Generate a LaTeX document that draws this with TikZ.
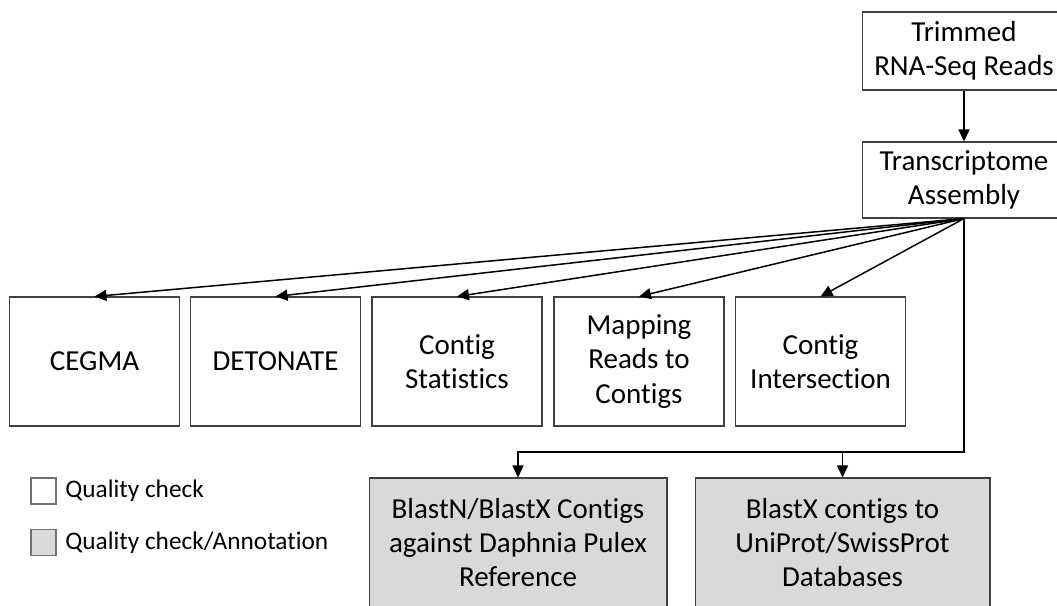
\documentclass[tikz,border=0pt]{standalone}
\usepackage{fontspec}
\setmainfont{Carlito}[Ligatures=NoCommon]
\usetikzlibrary{arrows.meta}
\definecolor{annotgray}{RGB}{217,217,217}

\begin{document}
\begin{tikzpicture}[x=0.02cm,y=-0.02cm,>={Triangle[length=2.4mm,width=2.2mm]}]
        % Styles
        \tikzstyle{tool box}=[draw=black!75,line width=0.6pt,align=center,inner sep=0pt,font=\fontsize{16.5}{19.5}\selectfont]
        \tikzstyle{check box}=[tool box,fill=white,minimum width=3.4cm,minimum height=2.58cm]
        \tikzstyle{annot box}=[tool box,fill=annotgray,minimum height=2.58cm]
        \tikzstyle{input box}=[tool box,fill=white,minimum width=4.08cm]
        \tikzstyle{key box}=[draw=black!55,line width=0.6pt,minimum width=0.5cm,minimum height=0.52cm,inner sep=0pt]
        \tikzstyle{key text}=[anchor=west,inner sep=0pt,font=\fontsize{14.4}{16}\selectfont]
        \tikzstyle{link}=[->,line width=0.85pt]
        %frame
        \clip (0,0) rectangle (1057,605);
        %input and assembly
        \node[input box,minimum height=1.56cm] (trimmed) at (964,51) {Trimmed\\RNA-Seq Reads};
        \node[input box,minimum height=1.52cm] (assembly) at (964,180) {Transcriptome\\Assembly};
        %quality checks
        \node[check box] (cegma) at (94.5,361.5) {CEGMA};
        \node[check box] (detonate) at (275.5,361.5) {DETONATE};
        \node[check box] (stats) at (457,361.5) {Contig\\Statistics};
        \node[check box] (mapping) at (639,361.5) {Mapping\\Reads to\\Contigs};
        \node[check box] (intersect) at (820.5,361.5) {Contig\\Intersection};
        %annotation
        \node[annot box,minimum width=5.96cm] (blastn) at (518,542.5) {BlastN/BlastX Contigs\\against Daphnia Pulex\\Reference};
        \node[annot box,minimum width=5.9cm] (blastx) at (842.5,542.5) {BlastX contigs to\\UniProt/SwissProt\\Databases};
        %legend
        \node[key box,fill=white] (key check) at (43.5,491) {};
        \node[key box,fill=annotgray] (key annot) at (43.5,542.5) {};
        \node[key text] (key check text) at (65,491) {Quality check};
        \node[key text] (key annot text) at (65,542.5) {Quality check/Annotation};
        %connectors
        \draw[link] (trimmed) -- (assembly);
        \foreach \n in {cegma,detonate,stats,mapping,intersect}
            \draw[link] (assembly.south) -- (\n.north);
        \coordinate (turn) at (assembly.south |- 0,452);
        \draw[link] (assembly.south) -- (turn) -| (blastn.north);
        \draw[link] (turn -| blastx.north) -- (blastx.north);
    \end{tikzpicture}
\end{document}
--*--
**The exercise:** Copy the material above in full and exactly, skipping pictures.

**Solved exercise:**
Generate a LaTeX document that draws this with TikZ.
\documentclass[tikz,border=0pt]{standalone}
\usepackage{fontspec}
\setmainfont{Carlito}[Ligatures=NoCommon]
\usetikzlibrary{arrows.meta}
\definecolor{annotgray}{RGB}{217,217,217}

\begin{document}
\begin{tikzpicture}[x=0.02cm,y=-0.02cm,>={Triangle[length=2.4mm,width=2.2mm]}]
        % Styles
        \tikzstyle{tool box}=[draw=black!75,line width=0.6pt,align=center,inner sep=0pt,font=\fontsize{16.5}{19.5}\selectfont]
        \tikzstyle{check box}=[tool box,fill=white,minimum width=3.4cm,minimum height=2.58cm]
        \tikzstyle{annot box}=[tool box,fill=annotgray,minimum height=2.58cm]
        \tikzstyle{input box}=[tool box,fill=white,minimum width=4.08cm]
        \tikzstyle{key box}=[draw=black!55,line width=0.6pt,minimum width=0.5cm,minimum height=0.52cm,inner sep=0pt]
        \tikzstyle{key text}=[anchor=west,inner sep=0pt,font=\fontsize{14.4}{16}\selectfont]
        \tikzstyle{link}=[->,line width=0.85pt]
        %frame
        \clip (0,0) rectangle (1057,605);
        %input and assembly
        \node[input box,minimum height=1.56cm] (trimmed) at (964,51) {Trimmed\\RNA-Seq Reads};
        \node[input box,minimum height=1.52cm] (assembly) at (964,180) {Transcriptome\\Assembly};
        %quality checks
        \node[check box] (cegma) at (94.5,361.5) {CEGMA};
        \node[check box] (detonate) at (275.5,361.5) {DETONATE};
        \node[check box] (stats) at (457,361.5) {Contig\\Statistics};
        \node[check box] (mapping) at (639,361.5) {Mapping\\Reads to\\Contigs};
        \node[check box] (intersect) at (820.5,361.5) {Contig\\Intersection};
        %annotation
        \node[annot box,minimum width=5.96cm] (blastn) at (518,542.5) {BlastN/BlastX Contigs\\against Daphnia Pulex\\Reference};
        \node[annot box,minimum width=5.9cm] (blastx) at (842.5,542.5) {BlastX contigs to\\UniProt/SwissProt\\Databases};
        %legend
        \node[key box,fill=white] (key check) at (43.5,491) {};
        \node[key box,fill=annotgray] (key annot) at (43.5,542.5) {};
        \node[key text] (key check text) at (65,491) {Quality check};
        \node[key text] (key annot text) at (65,542.5) {Quality check/Annotation};
        %connectors
        \draw[link] (trimmed) -- (assembly);
        \foreach \n in {cegma,detonate,stats,mapping,intersect}
            \draw[link] (assembly.south) -- (\n.north);
        \coordinate (turn) at (assembly.south |- 0,452);
        \draw[link] (assembly.south) -- (turn) -| (blastn.north);
        \draw[link] (turn -| blastx.north) -- (blastx.north);
    \end{tikzpicture}
\end{document}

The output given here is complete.